Though the video has been available for nearly two years, conservative comedian and commentator Steven Crowder told Western Journalism that his Jesus Vs. Muhammad project has received a significant boost in views since the recent terrorist attacks at the Paris-based satire magazine Charlie Hebdo.
With well over a half million views so far, Crowder explained that a significant number of those viewers took the next step of sending him death threats and hate mail. In that respect, he said, the second wave of virality the video has experienced is much like the first.
“Any time you are even remotely critical of Islam, or more importantly his ‘prophet’ (if you want to call him that), Muslims will react this way en masse,” he explained. “It has to happen. It always happens.”

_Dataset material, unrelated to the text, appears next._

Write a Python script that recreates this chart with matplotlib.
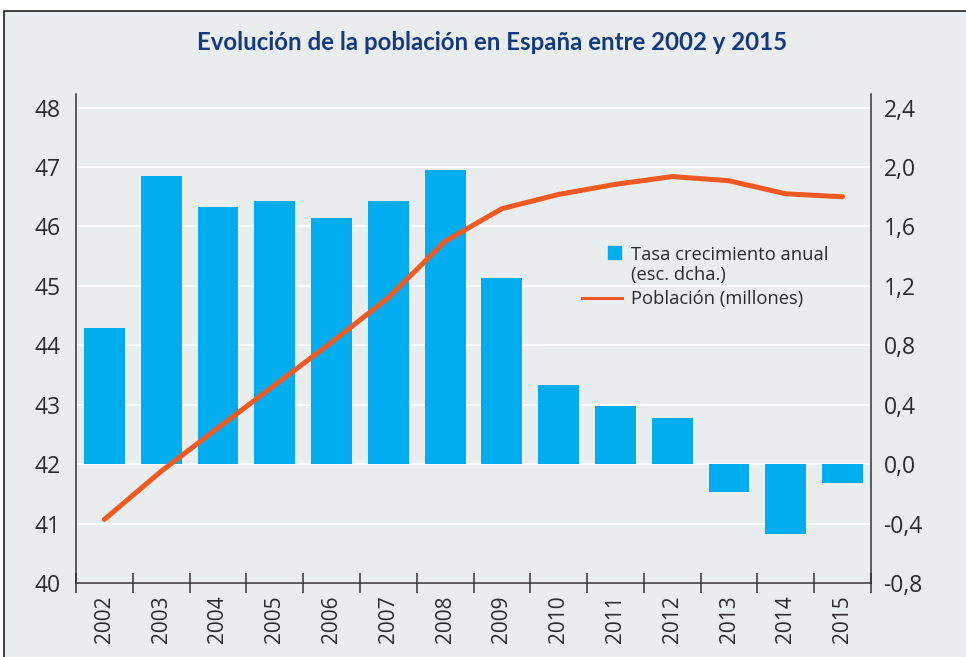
import matplotlib.pyplot as plt
from matplotlib.lines import Line2D
from matplotlib.patches import Patch, Rectangle
from matplotlib.legend_handler import HandlerPatch

# datos
years = ["2002", "2003", "2004", "2005", "2006", "2007", "2008",
         "2009", "2010", "2011", "2012", "2013", "2014", "2015"]
growth = [0.92, 1.94, 1.73, 1.77, 1.66, 1.77, 1.98,
          1.25, 0.53, 0.39, 0.31, -0.19, -0.47, -0.13]   # tasa anual (%)
population = [41.07, 41.88, 42.61, 43.33, 44.05, 44.80, 45.75,
              46.30, 46.54, 46.71, 46.84, 46.77, 46.55, 46.50]  # millones
left_ticks = [40, 41, 42, 43, 44, 45, 46, 47, 48]
right_ticks = [-0.8, -0.4, 0.0, 0.4, 0.8, 1.2, 1.6, 2.0, 2.4]
right_labels = ["-0,8", "-0,4", "0,0", "0,4", "0,8", "1,2", "1,6", "2,0", "2,4"]

BG = "#E9EDEE"
BAR = "#00AEEF"
LINE = "#F05A22"
NAVY = "#163A7E"
TXT = "#2B2B2B"
FONT = "Open Sans"


def square_at_right(legend, orig_handle, xdescent, ydescent, width, height, fontsize):
    # cuadrado al extremo derecho, a la altura de la primera línea del texto
    side = 9.4
    return Rectangle((width - xdescent - side - 0.6,
                      height / 2 - ydescent - side / 2 + 9.0),
                     side, side)


fig = plt.figure(figsize=(9.66, 6.57), dpi=100, facecolor="white")
fig.patches.append(Rectangle((4 / 966, -0.05), 1.2, 1.05 - 11 / 657,
                             transform=fig.transFigure, facecolor=BG,
                             edgecolor="#222222", lw=1.2, zorder=-5))

fig.text(492 / 966, 1 - 42 / 657, "Evolución de la población en España entre 2002 y 2015",
         ha="center", va="center", fontsize=17.3, fontweight="bold",
         color=NAVY, family="Lato")

ax = fig.add_axes([76 / 966, 1 - 583 / 657, 795 / 966, 489 / 657])
ax2 = ax.twinx()
ax.set_zorder(2)
ax2.set_zorder(1)
ax.patch.set_visible(False)
ax2.patch.set_visible(False)

x = list(range(len(years)))

# barras (eje derecho)
ax2.bar(x, growth, width=0.72, color=BAR, zorder=2)
ax2.set_ylim(-0.8, 2.492)
ax2.set_yticks(right_ticks)
ax2.set_yticklabels(right_labels)
ax2.yaxis.grid(True, color="white", lw=1.6)
ax2.set_axisbelow(True)
ax2.tick_params(axis="y", length=0, pad=9, labelsize=16.5, labelcolor=TXT)
for s in ax2.spines.values():
    s.set_visible(False)

# línea (eje izquierdo)
ax.plot(x, population, color=LINE, lw=3.6, solid_capstyle="round",
        solid_joinstyle="round", zorder=3)
ax.set_ylim(40, 48.23)
ax.set_xlim(-0.5, len(years) - 0.5)
ax.set_yticks(left_ticks)
ax.tick_params(axis="y", length=0, pad=11, labelsize=16.5, labelcolor=TXT)

ax.set_xticks(x)
ax.set_xticklabels(years, rotation=90)
ax.set_xticks([i - 0.5 for i in range(len(years) + 1)], minor=True)
ax.tick_params(axis="x", which="major", length=0, pad=9, labelsize=15, labelcolor=TXT)
ax.tick_params(axis="x", which="minor", direction="inout", length=14,
               width=1.1, color="#333333")

ax.spines["top"].set_visible(False)
for side in ("left", "right", "bottom"):
    ax.spines[side].set_color("#333333")
    ax.spines[side].set_linewidth(1.1)

for lab in ax.get_xticklabels() + ax.get_yticklabels() + ax2.get_yticklabels():
    lab.set_family(FONT)

bar_handle = Patch(color=BAR)
handles = [bar_handle, Line2D([], [], color=LINE, lw=2.2)]
leg = ax.legend(handles, ["Tasa crecimiento anual\n(esc. dcha.)", "Población (millones)"],
                loc="upper left", bbox_to_anchor=(0.636, 0.690), frameon=False,
                borderpad=0, borderaxespad=0, handlelength=2.2, handletextpad=0.5,
                labelspacing=0.35, prop={"family": FONT, "size": 13.2},
                handler_map={bar_handle: HandlerPatch(patch_func=square_at_right)})
for t in leg.get_texts():
    t.set_color(TXT)
    t.set_linespacing(1.15)

fig.savefig("out.png", dpi=100, facecolor=fig.get_facecolor())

When the video first reached a wide audience in 2013, Crowder noted that the details he delivered about Muhammad’s life led many viewers to admit they were uninformed.
He said he received “comments like, ‘I never knew that about Muhammad’ [and] ‘Can you point me to where it says that.’”
Soon after that “first wave of many people learning,” however, he recalled “thousands of down votes, spam comments and then death threats” posted below the video on YouTube.
“Muslims mobilize online very quickly,” he explained, noting the video has “been flagged repeatedly as hate speech as well.”
Furthermore, Crowder said he has received virtually no support from moderate Muslims.
“Even [musician and Muslim convert] Cat Stevens believes that Muslim-to-Christian converts deserve to die,” he said. “Even moderate Muslims believe in punishment for depicting Muhammad. No terrorism degree required. It’s a religion that not only is at odds with free speech, but one that demands its extermination.”
He said he has extended an invitation to the group TalkIslam, also known for its viral YouTube videos, to appear on his show and “correct” his portrayal of the faith, but it “doesn’t seem like they have any interest” in taking him up on the offer.